## begin MATERIAL FOR THIS TASK

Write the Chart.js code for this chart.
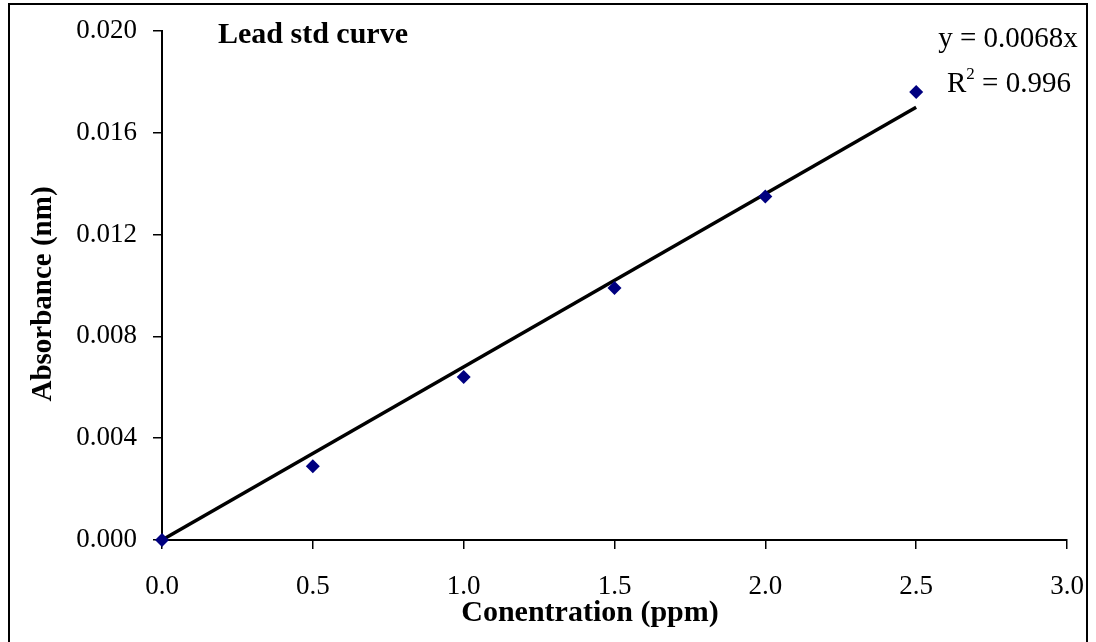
<!DOCTYPE html>
<html>
<head>
<meta charset="utf-8">
<script src="https://cdn.jsdelivr.net/npm/chart.js@4.4.0/dist/chart.umd.min.js"></script>
<style>
  html, body { margin: 0; padding: 0; background: #fff; }
  #wrap { width: 1096px; height: 642px; }
</style>
</head>
<body>
<div id="wrap"><canvas id="myChart" width="1096" height="642"></canvas></div>
<script>
// lead standard curve data
const concentration = [0, 0.5, 1.0, 1.5, 2.0, 2.5];
const absorbance = [0, 0.0029, 0.0064, 0.0099, 0.0135, 0.0176];
const slope = 0.0068;
const rSquared = "0.996";
const trendRange = [0, 2.5];
const xTicks = [0, 0.5, 1.0, 1.5, 2.0, 2.5, 3.0];
const yTicks = [0, 0.004, 0.008, 0.012, 0.016, 0.020];

const serif = "'Liberation Serif', 'Times New Roman', serif";
Chart.defaults.font.family = serif;
Chart.defaults.color = "#000";

const ctx = document.getElementById("myChart");

// frame, title, equation and axis titles
const textPlugin = {
  id: "textPlugin",
  afterDraw(chart) {
    const c = chart.ctx;
    c.save();
    c.strokeStyle = "#000";
    c.lineWidth = 2;
    c.beginPath();
    c.moveTo(9, 642);
    c.lineTo(9, 4);
    c.lineTo(1087, 4);
    c.lineTo(1087, 642);
    c.stroke();

    c.fillStyle = "#000";
    c.textBaseline = "alphabetic";

    c.font = "bold 30px " + serif;
    c.textAlign = "left";
    c.fillText("Lead std curve", 218, 43);

    c.textAlign = "center";
    c.fillText("Conentration (ppm)", 590, 621);

    c.save();
    c.translate(51, 294);
    c.rotate(-Math.PI / 2);
    c.font = "bold 29px " + serif;
    c.fillText("Absorbance (nm)", 0, 0);
    c.restore();

    // trendline equation
    c.font = "29px " + serif;
    c.fillText("y = " + slope + "x", 1008, 47);

    const rest = " = " + rSquared;
    const wR = c.measureText("R").width;
    const wRest = c.measureText(rest).width;
    c.font = "17px " + serif;
    const wSup = c.measureText("2").width;
    let x = 1009 - (wR + wSup + wRest) / 2;
    c.textAlign = "left";
    c.font = "29px " + serif;
    c.fillText("R", x, 92);
    x += wR;
    c.font = "17px " + serif;
    c.fillText("2", x, 79);
    x += wSup;
    c.font = "29px " + serif;
    c.fillText(rest, x, 92);
    c.restore();
  }
};

new Chart(ctx, {
  type: "scatter",
  data: {
    datasets: [
      {
        label: "Absorbance",
        data: concentration.map((v, i) => ({ x: v, y: absorbance[i] })),
        pointStyle: "rectRot",
        pointRadius: 7,
        pointHoverRadius: 7,
        backgroundColor: "#000080",
        borderColor: "#000080",
        borderWidth: 0,
        clip: false,
        order: 1,
      },
      {
        type: "line",
        label: "Linear fit",
        data: trendRange.map(v => ({ x: v, y: slope * v })),
        borderColor: "#000",
        borderWidth: 3.5,
        pointRadius: 0,
        fill: false,
        order: 2,
      },
    ],
  },
  options: {
    responsive: false,
    animation: false,
    events: [],
    layout: { padding: { top: 31, right: 29, left: 0, bottom: 0 } },
    plugins: {
      legend: { display: false },
      tooltip: { enabled: false },
    },
    scales: {
      x: {
        type: "linear",
        min: 0,
        max: 3,
        afterFit(scale) {
          scale.height = 102;
          scale.paddingLeft = 0;
          scale.paddingRight = 0;
        },
        afterBuildTicks(scale) { scale.ticks = xTicks.map(v => ({ value: v })); },
        ticks: {
          padding: 22,
          font: { size: 27 },
          color: "#000",
          maxRotation: 0,
          callback: v => v.toFixed(1),
        },
        grid: { drawOnChartArea: false, tickLength: 9, color: "#000", lineWidth: 1.5 },
        border: { color: "#000", width: 2 },
      },
      y: {
        min: 0,
        max: 0.02,
        afterFit(scale) {
          scale.width = 162;
          scale.paddingTop = 0;
          scale.paddingBottom = 0;
        },
        afterBuildTicks(scale) { scale.ticks = yTicks.map(v => ({ value: v })); },
        ticks: {
          padding: 16,
          font: { size: 27 },
          color: "#000",
          callback: v => v.toFixed(3),
        },
        grid: { drawOnChartArea: false, tickLength: 9, color: "#000", lineWidth: 1.5 },
        border: { color: "#000", width: 2 },
      },
    },
  },
  plugins: [textPlugin],
});
</script>
</body>
</html>
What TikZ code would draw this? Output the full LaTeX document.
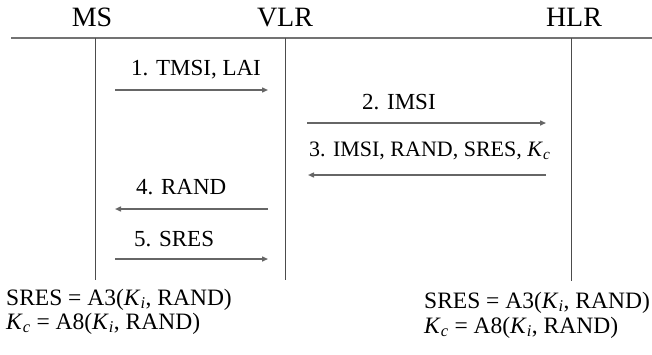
\documentclass[tikz,border=0pt]{standalone}
\usepackage{fontspec}
\setmainfont{Liberation Serif}
\usetikzlibrary{arrows.meta}

\newcommand{\KeyC}{\textit{K}\textsubscript{\textit{c}}}
\newcommand{\KeyI}{\textit{K}\textsubscript{\textit{i}}}

\begin{document}
\begin{tikzpicture}[x=1pt, y=-1pt,
    lifeline/.style={draw=black!70, line width=0.8pt},
    msg/.style={draw=black!60, line width=1.4pt, -{Triangle[length=6pt,width=5pt]}},
    party/.style={anchor=base, inner sep=0pt, font=\fontsize{28}{32}\selectfont},
    msglabel/.style={anchor=base west, inner sep=0pt, font=\fontsize{23}{27}\selectfont},
    formula/.style={anchor=base west, inner sep=0pt, font=\fontsize{23.5}{27}\selectfont}]

    \useasboundingbox (0,0) rectangle (652,354);

    % parties
    \node[party] (ms) at (92,26) {MS};
    \node[party] (vlr) at (285,26) {VLR};
    \node[party] (hlr) at (574,26) {HLR};
    \draw[black!55, line width=1.6pt] (11,38) -- (652,38);

    \coordinate (mstop) at (95,38);   \coordinate (msbot) at (95,280);
    \coordinate (vlrtop) at (285,38); \coordinate (vlrbot) at (285,280);
    \coordinate (hlrtop) at (571,38); \coordinate (hlrbot) at (571,281);
    \draw[lifeline] (mstop) -- (msbot);
    \draw[lifeline] (vlrtop) -- (vlrbot);
    \draw[lifeline] (hlrtop) -- (hlrbot);

    % messages
    \coordinate (m1a) at (115,90);  \coordinate (m1b) at (268,90);
    \coordinate (m2a) at (307,123); \coordinate (m2b) at (546,123);
    \coordinate (m3a) at (546,175); \coordinate (m3b) at (308,175);
    \coordinate (m4a) at (268,209); \coordinate (m4b) at (115,209);
    \coordinate (m5a) at (115,259); \coordinate (m5b) at (268,259);
    \draw[msg] (m1a) -- (m1b);
    \draw[msg] (m2a) -- (m2b);
    \draw[msg] (m3a) -- (m3b);
    \draw[msg] (m4a) -- (m4b);
    \draw[msg] (m5a) -- (m5b);

    \node[msglabel] (l1) at (131,75) {1. TMSI, LAI};
    \node[msglabel] (l2) at (362,109) {2. IMSI};
    \node[msglabel, font=\fontsize{22}{26}\selectfont] (l3) at (309,156) {3. IMSI, RAND, SRES, \KeyC};
    \node[msglabel] (l4) at (136,194) {4. RAND};
    \node[msglabel] (l5) at (134,246) {5. SRES};

    % computations
    \node[formula] (msres) at (6,305) {SRES = A3(\KeyI, RAND)};
    \node[formula] (mskc) at (6,329) {\KeyC{} = A8(\KeyI, RAND)};
    \node[formula] (hlrres) at (424,308) {SRES = A3(\KeyI, RAND)};
    \node[formula] (hlrkc) at (424,333) {\KeyC{} = A8(\KeyI, RAND)};
\end{tikzpicture}
\end{document}
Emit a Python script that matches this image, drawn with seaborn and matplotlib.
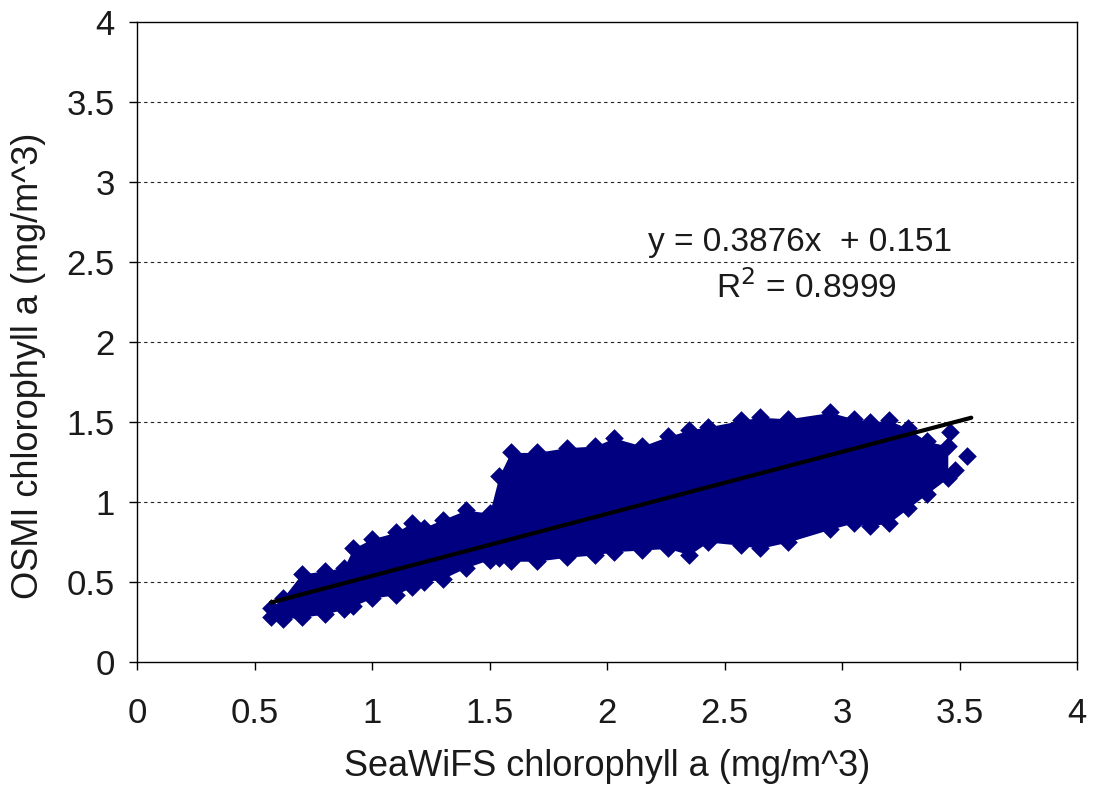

## end MATERIAL FOR THIS TASK

EXERCISE DESCRIPTION:
Reproduce the data verbatim. Do not carry any picture into the copy.

RESULT FOR THIS EXERCISE:
Write the Chart.js code for this chart.
<!DOCTYPE html>
<html>
<head>
<meta charset="utf-8">
<script src="https://cdn.jsdelivr.net/npm/chart.js@4.4.0/dist/chart.umd.min.js"></script>
<style>
  html, body { margin: 0; padding: 0; background: #fff; }
  #wrap { width: 1096px; height: 642px; }
</style>
</head>
<body>
<div id="wrap"><canvas id="myChart" width="1096" height="642"></canvas></div>
<script>
// lead standard curve data
const concentration = [0, 0.5, 1.0, 1.5, 2.0, 2.5];
const absorbance = [0, 0.0029, 0.0064, 0.0099, 0.0135, 0.0176];
const slope = 0.0068;
const rSquared = "0.996";
const trendRange = [0, 2.5];
const xTicks = [0, 0.5, 1.0, 1.5, 2.0, 2.5, 3.0];
const yTicks = [0, 0.004, 0.008, 0.012, 0.016, 0.020];

const serif = "'Liberation Serif', 'Times New Roman', serif";
Chart.defaults.font.family = serif;
Chart.defaults.color = "#000";

const ctx = document.getElementById("myChart");

// frame, title, equation and axis titles
const textPlugin = {
  id: "textPlugin",
  afterDraw(chart) {
    const c = chart.ctx;
    c.save();
    c.strokeStyle = "#000";
    c.lineWidth = 2;
    c.beginPath();
    c.moveTo(9, 642);
    c.lineTo(9, 4);
    c.lineTo(1087, 4);
    c.lineTo(1087, 642);
    c.stroke();

    c.fillStyle = "#000";
    c.textBaseline = "alphabetic";

    c.font = "bold 30px " + serif;
    c.textAlign = "left";
    c.fillText("Lead std curve", 218, 43);

    c.textAlign = "center";
    c.fillText("Conentration (ppm)", 590, 621);

    c.save();
    c.translate(51, 294);
    c.rotate(-Math.PI / 2);
    c.font = "bold 29px " + serif;
    c.fillText("Absorbance (nm)", 0, 0);
    c.restore();

    // trendline equation
    c.font = "29px " + serif;
    c.fillText("y = " + slope + "x", 1008, 47);

    const rest = " = " + rSquared;
    const wR = c.measureText("R").width;
    const wRest = c.measureText(rest).width;
    c.font = "17px " + serif;
    const wSup = c.measureText("2").width;
    let x = 1009 - (wR + wSup + wRest) / 2;
    c.textAlign = "left";
    c.font = "29px " + serif;
    c.fillText("R", x, 92);
    x += wR;
    c.font = "17px " + serif;
    c.fillText("2", x, 79);
    x += wSup;
    c.font = "29px " + serif;
    c.fillText(rest, x, 92);
    c.restore();
  }
};

new Chart(ctx, {
  type: "scatter",
  data: {
    datasets: [
      {
        label: "Absorbance",
        data: concentration.map((v, i) => ({ x: v, y: absorbance[i] })),
        pointStyle: "rectRot",
        pointRadius: 7,
        pointHoverRadius: 7,
        backgroundColor: "#000080",
        borderColor: "#000080",
        borderWidth: 0,
        clip: false,
        order: 1,
      },
      {
        type: "line",
        label: "Linear fit",
        data: trendRange.map(v => ({ x: v, y: slope * v })),
        borderColor: "#000",
        borderWidth: 3.5,
        pointRadius: 0,
        fill: false,
        order: 2,
      },
    ],
  },
  options: {
    responsive: false,
    animation: false,
    events: [],
    layout: { padding: { top: 31, right: 29, left: 0, bottom: 0 } },
    plugins: {
      legend: { display: false },
      tooltip: { enabled: false },
    },
    scales: {
      x: {
        type: "linear",
        min: 0,
        max: 3,
        afterFit(scale) {
          scale.height = 102;
          scale.paddingLeft = 0;
          scale.paddingRight = 0;
        },
        afterBuildTicks(scale) { scale.ticks = xTicks.map(v => ({ value: v })); },
        ticks: {
          padding: 22,
          font: { size: 27 },
          color: "#000",
          maxRotation: 0,
          callback: v => v.toFixed(1),
        },
        grid: { drawOnChartArea: false, tickLength: 9, color: "#000", lineWidth: 1.5 },
        border: { color: "#000", width: 2 },
      },
      y: {
        min: 0,
        max: 0.02,
        afterFit(scale) {
          scale.width = 162;
          scale.paddingTop = 0;
          scale.paddingBottom = 0;
        },
        afterBuildTicks(scale) { scale.ticks = yTicks.map(v => ({ value: v })); },
        ticks: {
          padding: 16,
          font: { size: 27 },
          color: "#000",
          callback: v => v.toFixed(3),
        },
        grid: { drawOnChartArea: false, tickLength: 9, color: "#000", lineWidth: 1.5 },
        border: { color: "#000", width: 2 },
      },
    },
  },
  plugins: [textPlugin],
});
</script>
</body>
</html>
What TikZ code would draw this? Output the full LaTeX document.
\documentclass[tikz,border=0pt]{standalone}
\usepackage{fontspec}
\setmainfont{Liberation Serif}
\usetikzlibrary{arrows.meta}

\newcommand{\KeyC}{\textit{K}\textsubscript{\textit{c}}}
\newcommand{\KeyI}{\textit{K}\textsubscript{\textit{i}}}

\begin{document}
\begin{tikzpicture}[x=1pt, y=-1pt,
    lifeline/.style={draw=black!70, line width=0.8pt},
    msg/.style={draw=black!60, line width=1.4pt, -{Triangle[length=6pt,width=5pt]}},
    party/.style={anchor=base, inner sep=0pt, font=\fontsize{28}{32}\selectfont},
    msglabel/.style={anchor=base west, inner sep=0pt, font=\fontsize{23}{27}\selectfont},
    formula/.style={anchor=base west, inner sep=0pt, font=\fontsize{23.5}{27}\selectfont}]

    \useasboundingbox (0,0) rectangle (652,354);

    % parties
    \node[party] (ms) at (92,26) {MS};
    \node[party] (vlr) at (285,26) {VLR};
    \node[party] (hlr) at (574,26) {HLR};
    \draw[black!55, line width=1.6pt] (11,38) -- (652,38);

    \coordinate (mstop) at (95,38);   \coordinate (msbot) at (95,280);
    \coordinate (vlrtop) at (285,38); \coordinate (vlrbot) at (285,280);
    \coordinate (hlrtop) at (571,38); \coordinate (hlrbot) at (571,281);
    \draw[lifeline] (mstop) -- (msbot);
    \draw[lifeline] (vlrtop) -- (vlrbot);
    \draw[lifeline] (hlrtop) -- (hlrbot);

    % messages
    \coordinate (m1a) at (115,90);  \coordinate (m1b) at (268,90);
    \coordinate (m2a) at (307,123); \coordinate (m2b) at (546,123);
    \coordinate (m3a) at (546,175); \coordinate (m3b) at (308,175);
    \coordinate (m4a) at (268,209); \coordinate (m4b) at (115,209);
    \coordinate (m5a) at (115,259); \coordinate (m5b) at (268,259);
    \draw[msg] (m1a) -- (m1b);
    \draw[msg] (m2a) -- (m2b);
    \draw[msg] (m3a) -- (m3b);
    \draw[msg] (m4a) -- (m4b);
    \draw[msg] (m5a) -- (m5b);

    \node[msglabel] (l1) at (131,75) {1. TMSI, LAI};
    \node[msglabel] (l2) at (362,109) {2. IMSI};
    \node[msglabel, font=\fontsize{22}{26}\selectfont] (l3) at (309,156) {3. IMSI, RAND, SRES, \KeyC};
    \node[msglabel] (l4) at (136,194) {4. RAND};
    \node[msglabel] (l5) at (134,246) {5. SRES};

    % computations
    \node[formula] (msres) at (6,305) {SRES = A3(\KeyI, RAND)};
    \node[formula] (mskc) at (6,329) {\KeyC{} = A8(\KeyI, RAND)};
    \node[formula] (hlrres) at (424,308) {SRES = A3(\KeyI, RAND)};
    \node[formula] (hlrkc) at (424,333) {\KeyC{} = A8(\KeyI, RAND)};
\end{tikzpicture}
\end{document}
Emit a Python script that matches this image, drawn with seaborn and matplotlib.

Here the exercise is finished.